1. The economy continued to flourish, and international trade grew even more extensive.

2. Chang’an became an entrepot for merchants and travelers from the Mediterranean, the Indian Ocean, Southeast Asia, and the Inner Asian steppes.

3. Buddhist monasteries became centers of art and philosophy and grew in wealth and influence.

B. These years were also a great age for Chinese poetry.

1. Some of the greatest poets in Chinese history lived and wrote at this time.

2. Li Bo, Du Fu, and Meng Haoran were only three of the many poets who served at court or in the Tang government.

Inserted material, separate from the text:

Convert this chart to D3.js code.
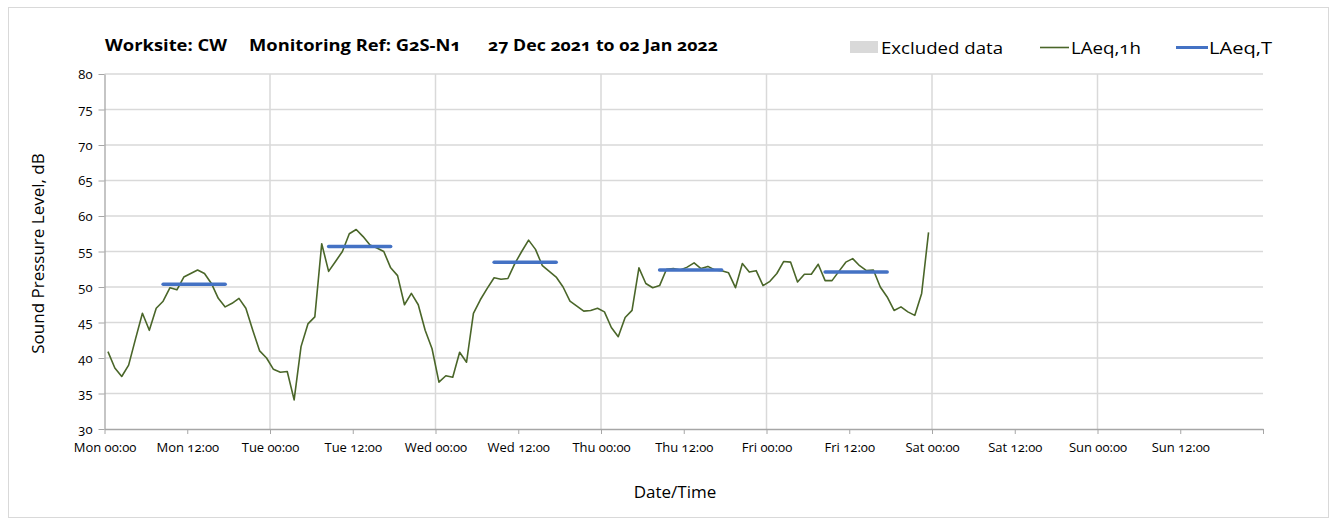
<!DOCTYPE html>
<html lang="en">
<head>
<meta charset="UTF-8">
<title>Noise monitoring G2S-N1</title>
<script src="https://d3js.org/d3.v7.min.js"></script>
<style>
  body { margin: 0; background: #fff; }
  svg text { font-family: "Open Sans", "Noto Sans", sans-serif; fill: #000; font-variant-numeric: oldstyle-nums; }
</style>
</head>
<body>
<div id="chart"></div>
<script>

// hourly LAeq,1h values, Mon 27 Dec 00:00 onwards (one per hour)
const laeq1h = [
  40.9, 38.6, 37.4, 39.0, 42.7, 46.3, 43.9, 47.0, 48.0, 49.9, 49.6, 51.4,
  51.9, 52.4, 51.9, 50.5, 48.4, 47.2, 47.7, 48.4, 47.0, 43.9, 41.0, 40.0,
  38.4, 38.0, 38.1, 34.1, 41.6, 44.8, 45.8, 56.1, 52.2, 53.6, 55.0, 57.5,
  58.1, 57.1, 55.9, 55.5, 55.0, 52.7, 51.6, 47.5, 49.1, 47.5, 43.9, 41.3,
  36.6, 37.5, 37.3, 40.8, 39.4, 46.3, 48.2, 49.8, 51.3, 51.1, 51.2, 53.3,
  55.0, 56.6, 55.3, 53.0, 52.2, 51.4, 50.0, 48.0, 47.3, 46.6, 46.7, 47.0,
  46.5, 44.3, 43.0, 45.7, 46.7, 52.7, 50.5, 49.9, 50.2, 52.5, 52.6, 52.4,
  52.8, 53.4, 52.6, 52.9, 52.4, 52.3, 52.0, 49.9, 53.3, 52.1, 52.3, 50.2,
  50.8, 51.9, 53.6, 53.5, 50.7, 51.8, 51.8, 53.2, 50.9, 50.9, 52.2, 53.5,
  54.0, 53.0, 52.3, 52.4, 50.0, 48.6, 46.7, 47.2, 46.5, 46.0, 49.1, 57.7
];

// LAeq,T over the daytime period of each day (hour index from start)
const tStartHour = [8, 32, 56, 80, 104];
const tEndHour = [17, 41, 65, 89, 113];
const tValues = [50.4, 55.7, 53.5, 52.4, 52.1];

const yTicks = [30, 35, 40, 45, 50, 55, 60, 65, 70, 75, 80];
const legendNames = ["Excluded data", "LAeq,1h", "LAeq,T"];
const titleParts = ["Worksite: CW", "Monitoring Ref: G2S-N1", "27 Dec 2021 to 02 Jan 2022"];

const width = 1336, height = 524;
const start = new Date(Date.UTC(2021, 11, 27, 0, 0));
const end = new Date(Date.UTC(2022, 0, 3, 0, 0));
const hourDate = h => new Date(start.getTime() + h * 3600 * 1000);

const svg = d3.select('#chart').append('svg')
    .attr('width', width)
    .attr('height', height);

// outer chart border
svg.append('rect')
    .attr('x', 8.5).attr('y', 7.5)
    .attr('width', 1320).attr('height', 510)
    .attr('fill', 'none').attr('stroke', '#d9d9d9');

const x = d3.scaleUtc().domain([start, end]).range([104.5, 1263]);
const y = d3.scaleLinear().domain([30, 80]).range([429, 74]);

// horizontal grid
svg.append('g').selectAll('line')
    .data(yTicks.filter(d => d > 30))
    .join('line')
    .attr('x1', x(start)).attr('x2', x(end))
    .attr('y1', d => y(d)).attr('y2', d => y(d))
    .attr('stroke', '#d9d9d9').attr('stroke-width', 1.5);

// vertical grid at each midnight
const midnights = d3.utcDay.range(d3.utcDay.offset(start, 1), end);
svg.append('g').selectAll('line')
    .data(midnights)
    .join('line')
    .attr('x1', d => x(d)).attr('x2', d => x(d))
    .attr('y1', y(80)).attr('y2', y(30))
    .attr('stroke', '#d9d9d9').attr('stroke-width', 1.5);

// axes
const fmt = d3.utcFormat('%a %H:%M');
const xTicks = d3.utcHour.every(12).range(start, d3.utcHour.offset(end, 1));
const xAxis = svg.append('g')
    .attr('transform', `translate(0,${y(30)})`)
    .call(d3.axisBottom(x).tickValues(xTicks)
        .tickFormat(d => d < end ? fmt(d) : '')
        .tickSize(5).tickPadding(9).tickSizeOuter(0));
xAxis.select('.domain').attr('stroke', '#a6a6a6').attr('stroke-width', 1.3);
xAxis.selectAll('.tick line').attr('stroke', '#a6a6a6');
xAxis.selectAll('text').attr('font-size', 13);

const yAxis = svg.append('g')
    .attr('transform', `translate(${x(start)},0)`)
    .call(d3.axisLeft(y).tickValues(yTicks).tickSize(6).tickPadding(6).tickSizeOuter(0));
yAxis.select('.domain').attr('stroke', '#a6a6a6').attr('stroke-width', 1.3);
yAxis.selectAll('.tick line').attr('stroke', '#a6a6a6');
yAxis.selectAll('text').attr('font-size', 13);

// LAeq,1h line (points plotted at mid-hour)
const line = d3.line()
    .x((d, i) => x(hourDate(i + 0.5)))
    .y(d => y(d));
svg.append('path')
    .datum(laeq1h)
    .attr('d', line)
    .attr('fill', 'none')
    .attr('stroke', '#4a6629')
    .attr('stroke-width', 1.6)
    .attr('stroke-linejoin', 'round');

// LAeq,T segments
svg.append('g').selectAll('line')
    .data(tValues)
    .join('line')
    .attr('x1', (d, i) => x(hourDate(tStartHour[i] + 0.5)))
    .attr('x2', (d, i) => x(hourDate(tEndHour[i] + 0.5)))
    .attr('y1', d => y(d)).attr('y2', d => y(d))
    .attr('stroke', '#4472c4')
    .attr('stroke-width', 3.5)
    .attr('stroke-linecap', 'round');

// title
const titleX = [105, 249, 488];
const titleW = [122, 212, 230];
svg.append('g').selectAll('text')
    .data(titleParts)
    .join('text')
    .attr('x', (d, i) => titleX[i])
    .attr('y', 51)
    .attr('font-size', 15.5)
    .attr('font-weight', 'bold')
    .attr('textLength', (d, i) => titleW[i])
    .attr('lengthAdjust', 'spacingAndGlyphs')
    .text(d => d);

// legend
const legend = svg.append('g');
legend.append('rect')
    .attr('x', 850).attr('y', 41).attr('width', 28).attr('height', 12)
    .attr('fill', '#d9d9d9');
legend.append('line')
    .attr('x1', 1040).attr('x2', 1069).attr('y1', 47.5).attr('y2', 47.5)
    .attr('stroke', '#4a6629').attr('stroke-width', 1.6);
legend.append('line')
    .attr('x1', 1176).attr('x2', 1208).attr('y1', 47.5).attr('y2', 47.5)
    .attr('stroke', '#4472c4').attr('stroke-width', 3);
const legendX = [881, 1071, 1209];
const legendW = [122, 70, 63];
legend.selectAll('text')
    .data(legendNames)
    .join('text')
    .attr('x', (d, i) => legendX[i])
    .attr('y', 54)
    .attr('font-size', 17)
    .attr('textLength', (d, i) => legendW[i])
    .attr('lengthAdjust', 'spacingAndGlyphs')
    .text(d => d);

// axis titles
svg.append('text')
    .attr('transform', `translate(44,${(y(30) + y(80)) / 2 + 2}) rotate(-90)`)
    .attr('text-anchor', 'middle')
    .attr('font-size', 17)
    .text('Sound Pressure Level, dB');

svg.append('text')
    .attr('x', 675).attr('y', 498)
    .attr('text-anchor', 'middle')
    .attr('font-size', 17)
    .text('Date/Time');

</script>
</body>
</html>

С. As the years passed, however, Xuanzong withdrew from daily oversight of the government and became more involved with mystical religion and with his favorite concubine, Yang Guifei.

1. In addition to his patronage of Buddhism, Xuanzong was fascinated with mystical Daoism and the quest for immortality.

2. As he withdrew into the Inner Palace, he delegated more and more daily power to various officials, who competed among themselves for imperial favor.

3. The emperor had many women in his household, but he became especially devoted to Yang Guifei, literally, “Yang the Precious Concubine.”

4. Yang shared the emperor’s daily life in the palace and seems to have influenced him in state affairs, as well.

III. At the century’s midpoint, a great rebellion threatened to bring the dynasty down.

A. The man who led the rebellion was An Lushan.

1. An Lushan was a Uighur, from Central Asia.

2. The Tang had adopted a policy of employing non-Chinese military leaders for border defense.

3. An Lushan led the garrison at what is now Beijing.

4. He was a favorite of the emperor, but his enemies at court whispered that he was having illicit relations with Yang Guifei.

5. When the emperor ordered him to come to the capital, An Lushan brought his army with him, and this move was seen as rebellion.

B. The An Lushan rebellion lasted from 755 to 763.

1. The rebels drove the emperor from the capital; he fled to Sichuan.

2. In 756, Xuanzong abdicated in favor of his son.

3. An Lushan died during the rebellion, and his son took over leadership.

4. Eventually, the Tang dynasty was able to overcome the rebels but at the cost of giving away much of its power to military strongmen in the south and southeast.

5. The dynasty never fully recovered, but it did survive for another century and a half, which we will turn to in the next lecture.

Essential Reading:

Arthur F. Wright and Denis Twitchett, eds., Perspectives on the T’ang.

Supplemental Reading:

Sally Hovey Wriggins, Xuanzang: A Buddhist Pilgrim on the Silk Rood.

Questions to Consider:

1. Why were traditional historians so hostile to the reign of Wu Zetian? Is there anything inherent in Confucian ideas that would bias them against her?

2. The Tang dynasty has been seen by later Chinese as one of the most glorious periods in their history. It was also, perhaps, the most cosmopolitan period in China before the modern age. How might this perception of the past be a factor in China’s self-image today?